** Begin Records for this exercise **

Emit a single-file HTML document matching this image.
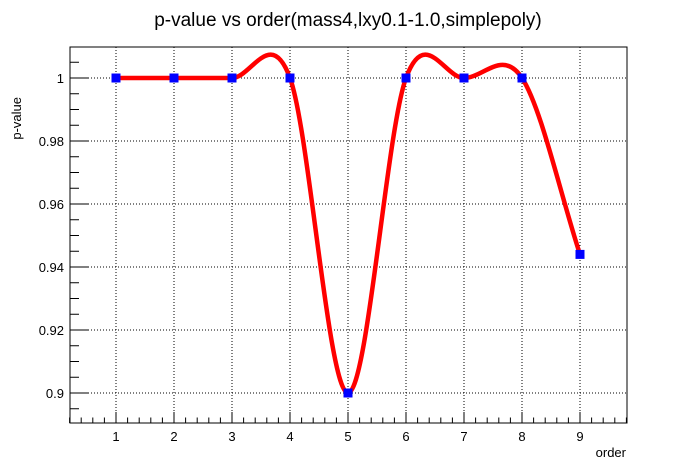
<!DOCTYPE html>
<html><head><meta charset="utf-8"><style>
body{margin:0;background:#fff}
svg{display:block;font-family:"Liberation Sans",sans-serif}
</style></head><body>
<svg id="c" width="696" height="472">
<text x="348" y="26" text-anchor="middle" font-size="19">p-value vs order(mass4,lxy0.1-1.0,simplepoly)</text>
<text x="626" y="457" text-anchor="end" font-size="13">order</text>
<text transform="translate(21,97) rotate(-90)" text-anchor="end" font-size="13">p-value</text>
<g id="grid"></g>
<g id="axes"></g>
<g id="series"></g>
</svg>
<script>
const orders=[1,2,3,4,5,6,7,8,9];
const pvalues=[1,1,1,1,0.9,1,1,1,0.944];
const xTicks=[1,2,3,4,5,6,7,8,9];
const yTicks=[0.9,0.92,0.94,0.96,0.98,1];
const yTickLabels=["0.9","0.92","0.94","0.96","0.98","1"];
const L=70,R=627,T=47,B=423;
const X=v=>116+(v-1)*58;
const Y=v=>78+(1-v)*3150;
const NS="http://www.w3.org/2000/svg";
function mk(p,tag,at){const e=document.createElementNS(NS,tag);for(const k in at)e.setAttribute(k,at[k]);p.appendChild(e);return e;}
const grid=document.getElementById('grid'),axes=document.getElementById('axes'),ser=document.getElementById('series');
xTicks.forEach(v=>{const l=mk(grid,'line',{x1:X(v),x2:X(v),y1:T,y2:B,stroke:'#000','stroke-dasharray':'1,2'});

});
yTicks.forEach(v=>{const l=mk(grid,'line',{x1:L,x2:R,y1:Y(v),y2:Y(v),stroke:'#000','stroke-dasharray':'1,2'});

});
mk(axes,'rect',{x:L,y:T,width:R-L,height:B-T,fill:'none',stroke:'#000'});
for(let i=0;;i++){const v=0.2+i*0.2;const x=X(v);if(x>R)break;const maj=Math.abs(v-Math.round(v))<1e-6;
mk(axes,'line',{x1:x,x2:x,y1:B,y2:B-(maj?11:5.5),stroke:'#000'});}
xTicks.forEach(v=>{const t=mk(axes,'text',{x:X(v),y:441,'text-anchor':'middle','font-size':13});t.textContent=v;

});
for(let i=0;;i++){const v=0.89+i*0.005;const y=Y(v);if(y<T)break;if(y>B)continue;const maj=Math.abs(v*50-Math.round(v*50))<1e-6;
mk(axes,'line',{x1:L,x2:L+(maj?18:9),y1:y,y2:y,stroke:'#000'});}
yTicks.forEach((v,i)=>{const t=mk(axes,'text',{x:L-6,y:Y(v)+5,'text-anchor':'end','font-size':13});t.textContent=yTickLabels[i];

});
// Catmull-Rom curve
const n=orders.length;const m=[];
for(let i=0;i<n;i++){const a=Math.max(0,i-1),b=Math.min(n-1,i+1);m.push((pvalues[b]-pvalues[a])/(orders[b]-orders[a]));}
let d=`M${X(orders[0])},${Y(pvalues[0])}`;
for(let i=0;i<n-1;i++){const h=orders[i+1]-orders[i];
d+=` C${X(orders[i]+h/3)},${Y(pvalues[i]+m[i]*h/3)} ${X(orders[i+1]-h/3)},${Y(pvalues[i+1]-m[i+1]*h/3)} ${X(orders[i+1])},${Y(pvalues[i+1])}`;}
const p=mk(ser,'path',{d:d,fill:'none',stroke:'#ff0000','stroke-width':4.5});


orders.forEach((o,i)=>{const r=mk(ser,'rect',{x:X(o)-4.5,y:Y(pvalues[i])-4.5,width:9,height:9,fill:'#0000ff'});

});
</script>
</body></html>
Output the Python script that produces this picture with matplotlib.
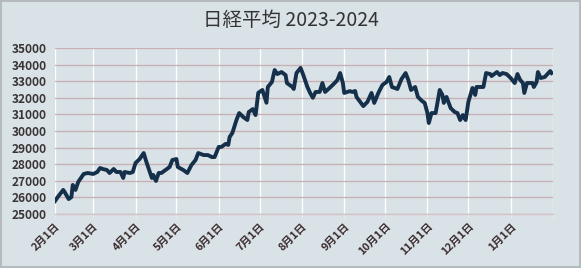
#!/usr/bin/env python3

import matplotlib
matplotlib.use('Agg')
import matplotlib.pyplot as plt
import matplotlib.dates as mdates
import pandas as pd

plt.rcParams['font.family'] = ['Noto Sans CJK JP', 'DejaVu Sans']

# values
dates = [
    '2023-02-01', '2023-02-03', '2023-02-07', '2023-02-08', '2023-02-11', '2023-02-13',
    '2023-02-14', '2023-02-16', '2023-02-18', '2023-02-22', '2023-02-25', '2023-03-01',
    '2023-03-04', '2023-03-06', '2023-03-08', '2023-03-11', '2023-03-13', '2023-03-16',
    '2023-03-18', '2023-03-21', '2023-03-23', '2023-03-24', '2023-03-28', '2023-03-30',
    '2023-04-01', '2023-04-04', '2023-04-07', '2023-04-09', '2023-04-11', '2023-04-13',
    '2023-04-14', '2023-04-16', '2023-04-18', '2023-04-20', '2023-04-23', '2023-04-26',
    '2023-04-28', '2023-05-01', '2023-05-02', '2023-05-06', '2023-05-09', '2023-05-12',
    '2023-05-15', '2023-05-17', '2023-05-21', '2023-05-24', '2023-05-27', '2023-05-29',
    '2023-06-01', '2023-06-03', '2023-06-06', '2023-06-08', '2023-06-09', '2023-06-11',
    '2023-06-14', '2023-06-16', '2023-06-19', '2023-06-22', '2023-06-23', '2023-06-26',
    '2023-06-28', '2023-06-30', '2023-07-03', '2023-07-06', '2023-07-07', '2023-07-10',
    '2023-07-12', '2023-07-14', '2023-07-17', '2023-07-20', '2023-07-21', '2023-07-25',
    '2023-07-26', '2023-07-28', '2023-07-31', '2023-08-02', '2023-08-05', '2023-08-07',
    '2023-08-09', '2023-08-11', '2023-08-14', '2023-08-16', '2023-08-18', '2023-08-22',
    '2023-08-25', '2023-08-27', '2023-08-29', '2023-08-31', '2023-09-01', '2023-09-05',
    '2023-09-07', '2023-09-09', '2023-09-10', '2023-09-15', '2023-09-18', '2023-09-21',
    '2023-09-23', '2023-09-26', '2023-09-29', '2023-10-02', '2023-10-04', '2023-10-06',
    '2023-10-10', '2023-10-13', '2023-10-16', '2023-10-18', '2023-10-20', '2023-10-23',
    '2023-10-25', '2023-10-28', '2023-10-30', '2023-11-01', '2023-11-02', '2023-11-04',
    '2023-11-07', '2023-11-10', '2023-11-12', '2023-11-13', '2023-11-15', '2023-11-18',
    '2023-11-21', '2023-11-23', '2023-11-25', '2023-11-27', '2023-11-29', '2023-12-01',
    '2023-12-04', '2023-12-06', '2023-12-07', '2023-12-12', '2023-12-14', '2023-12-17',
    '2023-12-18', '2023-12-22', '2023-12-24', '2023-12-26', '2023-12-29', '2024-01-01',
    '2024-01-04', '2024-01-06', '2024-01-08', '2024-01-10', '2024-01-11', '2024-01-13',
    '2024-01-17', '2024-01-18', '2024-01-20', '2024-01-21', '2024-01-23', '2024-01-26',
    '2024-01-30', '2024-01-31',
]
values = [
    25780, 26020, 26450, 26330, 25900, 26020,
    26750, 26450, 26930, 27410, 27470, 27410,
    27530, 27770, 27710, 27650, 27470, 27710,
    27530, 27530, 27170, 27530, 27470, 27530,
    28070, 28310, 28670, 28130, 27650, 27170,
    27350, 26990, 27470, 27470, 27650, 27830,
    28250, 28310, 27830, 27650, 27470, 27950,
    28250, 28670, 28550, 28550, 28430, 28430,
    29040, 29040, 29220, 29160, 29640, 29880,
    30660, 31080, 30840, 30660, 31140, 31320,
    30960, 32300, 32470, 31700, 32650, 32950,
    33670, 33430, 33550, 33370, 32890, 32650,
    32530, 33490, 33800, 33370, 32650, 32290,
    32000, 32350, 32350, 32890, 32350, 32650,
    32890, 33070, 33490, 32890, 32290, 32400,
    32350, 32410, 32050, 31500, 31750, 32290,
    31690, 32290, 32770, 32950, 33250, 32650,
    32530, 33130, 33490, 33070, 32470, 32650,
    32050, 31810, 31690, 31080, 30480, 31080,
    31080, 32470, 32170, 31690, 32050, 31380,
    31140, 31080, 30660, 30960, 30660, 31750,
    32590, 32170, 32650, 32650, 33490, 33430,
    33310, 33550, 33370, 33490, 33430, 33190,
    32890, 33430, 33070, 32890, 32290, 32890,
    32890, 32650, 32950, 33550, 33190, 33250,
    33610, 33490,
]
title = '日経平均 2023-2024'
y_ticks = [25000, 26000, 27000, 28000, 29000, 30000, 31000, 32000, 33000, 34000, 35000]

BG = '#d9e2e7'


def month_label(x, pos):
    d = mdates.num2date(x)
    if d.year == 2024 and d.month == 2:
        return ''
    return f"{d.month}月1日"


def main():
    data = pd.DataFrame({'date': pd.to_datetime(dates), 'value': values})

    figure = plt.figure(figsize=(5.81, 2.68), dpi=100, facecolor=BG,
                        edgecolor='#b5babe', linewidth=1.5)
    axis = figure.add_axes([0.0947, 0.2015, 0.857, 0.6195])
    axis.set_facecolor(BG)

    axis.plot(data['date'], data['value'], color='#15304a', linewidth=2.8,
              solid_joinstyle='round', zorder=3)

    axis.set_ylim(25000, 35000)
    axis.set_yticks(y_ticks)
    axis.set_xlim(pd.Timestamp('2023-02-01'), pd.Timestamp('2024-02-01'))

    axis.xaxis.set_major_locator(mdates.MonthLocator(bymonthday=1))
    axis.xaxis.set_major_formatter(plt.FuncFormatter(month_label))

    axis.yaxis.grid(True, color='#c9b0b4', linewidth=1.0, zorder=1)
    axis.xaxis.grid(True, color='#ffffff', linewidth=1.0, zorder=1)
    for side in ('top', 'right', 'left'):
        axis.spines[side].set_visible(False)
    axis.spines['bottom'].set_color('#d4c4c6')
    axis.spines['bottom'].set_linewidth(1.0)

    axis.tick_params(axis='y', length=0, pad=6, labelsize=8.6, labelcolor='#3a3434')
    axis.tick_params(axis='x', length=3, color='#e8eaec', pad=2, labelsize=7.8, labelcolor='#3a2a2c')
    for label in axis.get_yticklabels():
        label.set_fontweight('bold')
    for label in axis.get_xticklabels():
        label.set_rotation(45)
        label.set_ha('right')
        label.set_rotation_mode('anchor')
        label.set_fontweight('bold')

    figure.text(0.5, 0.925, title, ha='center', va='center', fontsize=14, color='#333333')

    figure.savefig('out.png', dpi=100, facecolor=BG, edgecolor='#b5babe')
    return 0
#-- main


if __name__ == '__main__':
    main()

** End Records for this exercise **

Task description => Using the data above, which lines fall from the one with "Output the Python" through the one with "plt.rcParams['font.family'] = ['Noto"? Repeat them exactly, ends included, minus any pictures.

Response below =>
Output the Python script that produces this picture with matplotlib.
#!/usr/bin/env python3

import matplotlib
matplotlib.use('Agg')
import matplotlib.pyplot as plt
import matplotlib.dates as mdates
import pandas as pd

plt.rcParams['font.family'] = ['Noto Sans CJK JP', 'DejaVu Sans']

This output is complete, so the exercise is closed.